# [RECORDS SHOWN]
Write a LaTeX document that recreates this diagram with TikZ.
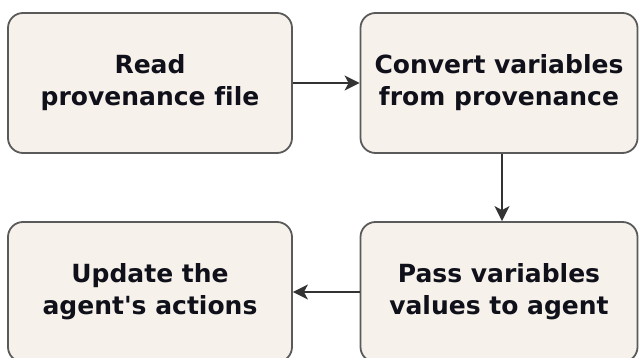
\documentclass[tikz,border=0pt]{standalone}
\usepackage{fontspec}
\setmainfont[Ligatures={NoCommon}]{DejaVu Sans}
\usetikzlibrary{arrows.meta}
\definecolor{boxfill}{HTML}{F6F1EA}
\definecolor{boxline}{HTML}{5A5A5A}
\definecolor{arrowc}{HTML}{333333}
\definecolor{txt}{HTML}{10101A}
\tikzset{
  stepbox/.style={draw=boxline, line width=1.8pt, fill=boxfill, rounded corners=15pt,
    minimum height=140pt, align=center, text=txt, inner sep=0pt,
    font=\fontsize{25}{32}\selectfont\bfseries},
  conn/.style={draw=arrowc, line width=1.8pt, -{Stealth[length=15pt,width=15pt,inset=4pt]}}
}
\begin{document}
\begin{tikzpicture}[x=1pt,y=-1pt]
\useasboundingbox (0,0) rectangle (639,358);
\clip (0,0) rectangle (639,358);
\node[stepbox, minimum width=284pt] (a) at (150,83) {Read\\provenance file};
\node[stepbox, minimum width=277pt] (b) at (499,83) {Convert variables\\from provenance};
\node[stepbox, minimum width=284pt] (d) at (150,292) {Update the\\agent\textquotesingle s actions};
\node[stepbox, minimum width=277pt] (c) at (499,292) {Pass variables\\values to agent};
\draw[conn] (a.east) -- (b.west);
\draw[conn] (b.south -| 502,0) -- (c.north -| 502,0);
\draw[conn] (c.west) -- (d.east);
\end{tikzpicture}
\end{document}
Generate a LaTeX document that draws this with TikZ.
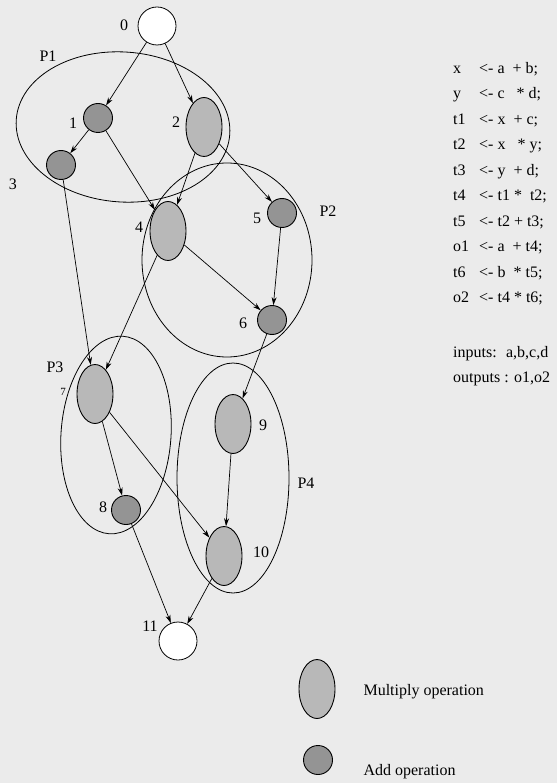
\documentclass[tikz,border=0pt]{standalone}
\usepackage{fontspec}
\setmainfont{Liberation Serif}
\usetikzlibrary{shapes.geometric,arrows.meta}

\definecolor{paper}{gray}{0.92}
\definecolor{mulfill}{gray}{0.72}
\definecolor{addfill}{gray}{0.58}

\tikzset{
  mulop/.style={ellipse, draw, line width=0.9pt, fill=mulfill,
    minimum width=36pt, minimum height=59pt, inner sep=0pt},
  addop/.style={circle, draw, line width=0.9pt, fill=addfill,
    minimum size=29pt, inner sep=0pt},
  ionode/.style={circle, draw, line width=0.8pt, fill=white, minimum size=38pt, inner sep=0pt},
  dep/.style={-{Stealth[length=8pt,width=5pt]}, line width=0.7pt},
  part/.style={line width=0.8pt},
  num/.style={font=\fontsize{16}{18}\selectfont, inner sep=0pt},
}

\begin{document}
\begin{tikzpicture}[x=1pt,y=-1pt]
  % Paper and page frame
  \fill[paper] (0,0) rectangle (557,783);
  \useasboundingbox (0,0) rectangle (557,783);
  % Operation nodes
  \node[ionode] (n0) at (157,26) {};
  \node[addop] (n1) at (98,118) {};
  \node[mulop] (n2) at (204,127) {};
  \node[addop] (n3) at (61,165) {};
  \node[mulop] (n4) at (168,231) {};
  \node[addop] (n5) at (282,213) {};
  \node[addop] (n6) at (272,320) {};
  \node[mulop] (n7) at (95,394) {};
  \node[addop] (n8) at (126,510) {};
  \node[mulop] (n9) at (233,424) {};
  \node[mulop] (n10) at (224,556) {};
  \node[ionode] (n11) at (178,641) {};
  % Node numbers
  \node[num] (l0) at (124,25) {0};
  \node[num] (l1) at (73,123) {1};
  \node[num] (l2) at (176,122) {2};
  \node[num] (l3) at (13,184) {3};
  \node[num] (l4) at (139,227) {4};
  \node[num] (l5) at (257,218) {5};
  \node[num] (l6) at (243,323) {6};
  \node[num, font=\fontsize{11}{12}\selectfont] (l7) at (63,392) {7};
  \node[num] (l8) at (103,507) {8};
  \node[num] (l9) at (263,425) {9};
  \node[num] (l10) at (261,552) {10};
  \node[num] (l11) at (150,626) {11};
  % Dependences
  \draw[dep] (n0) -- (n1);
  \draw[dep] (n0) -- (n2);
  \draw[dep] (n1) -- (n3);
  \draw[dep] (n1) -- (n4);
  \draw[dep] (n2) -- (n4);
  \draw[dep] (n2) -- (n5);
  \draw[dep] (n3) -- (n7);
  \draw[dep] (n4) -- (n7);
  \draw[dep] (n4) -- (n6);
  \draw[dep] (n5) -- (n6);
  \draw[dep] (n6) -- (n9);
  \draw[dep] (n7) -- (n8);
  \draw[dep] (n7) -- (n10);
  \draw[dep] (n9) -- (n10);
  \draw[dep] (n8) -- (n11);
  \draw[dep] (n10) -- (n11);
  % Partitions
  \draw[part, rotate around={-4:(123,127)}] (123,127) ellipse [x radius=107, y radius=75];
  \draw[part] (227,260) ellipse [x radius=85, y radius=97];
  \draw[part, rotate around={-4:(116,435)}] (116,435) ellipse [x radius=55, y radius=99];
  \draw[part] (233,478) ellipse [x radius=56, y radius=115];
  \node[num] (p1) at (48,56) {P1};
  \node[num] (p2) at (328,211) {P2};
  \node[num] (p3) at (55,367) {P3};
  \node[num] (p4) at (306,483) {P4};
  % Code listing
  \node[anchor=north west, inner sep=0pt, font=\fontsize{16}{25.5}\selectfont] (code) at (453,55) {%
    \setlength{\tabcolsep}{0pt}%
    \begin{tabular}{@{}l@{\hspace{10pt}}l@{\hspace{4pt}}l@{}}
      x  & <- & a \ + b;\\
      y  & <- & c \ \ * d;\\
      t1 & <- & x \ + c;\\
      t2 & <- & x \ \ * y;\\
      t3 & <- & y \ + d;\\
      t4 & <- & t1 * \ t2;\\
      t5 & <- & t2 + t3;\\
      o1 & <- & a \ + t4;\\
      t6 & <- & b \ * t5;\\
      o2 & <- & t4 * t6;
    \end{tabular}};
  \node[anchor=base west, inner sep=0pt, font=\fontsize{16}{18}\selectfont] (inputs) at (453,357) {inputs: \ a,b,c,d};
  \node[anchor=base west, inner sep=0pt, font=\fontsize{16}{18}\selectfont] (outputs) at (453,382) {outputs : o1,o2};
  % Legend
  \node[mulop] (legmul) at (317,689) {};
  \node[anchor=west, font=\fontsize{16}{18}\selectfont] (legmultext) at (360,692) {Multiply operation};
  \node[addop] (legadd) at (318,760) {};
  \node[anchor=west, font=\fontsize{16}{18}\selectfont] (legaddtext) at (360,772) {Add operation};
\end{tikzpicture}
\end{document}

# [GIVEN TASK]
Using the material above, copy every line in which the string "that" occurs.

# [TASK RESPONSE]
Write a LaTeX document that recreates this diagram with TikZ.
Generate a LaTeX document that draws this with TikZ.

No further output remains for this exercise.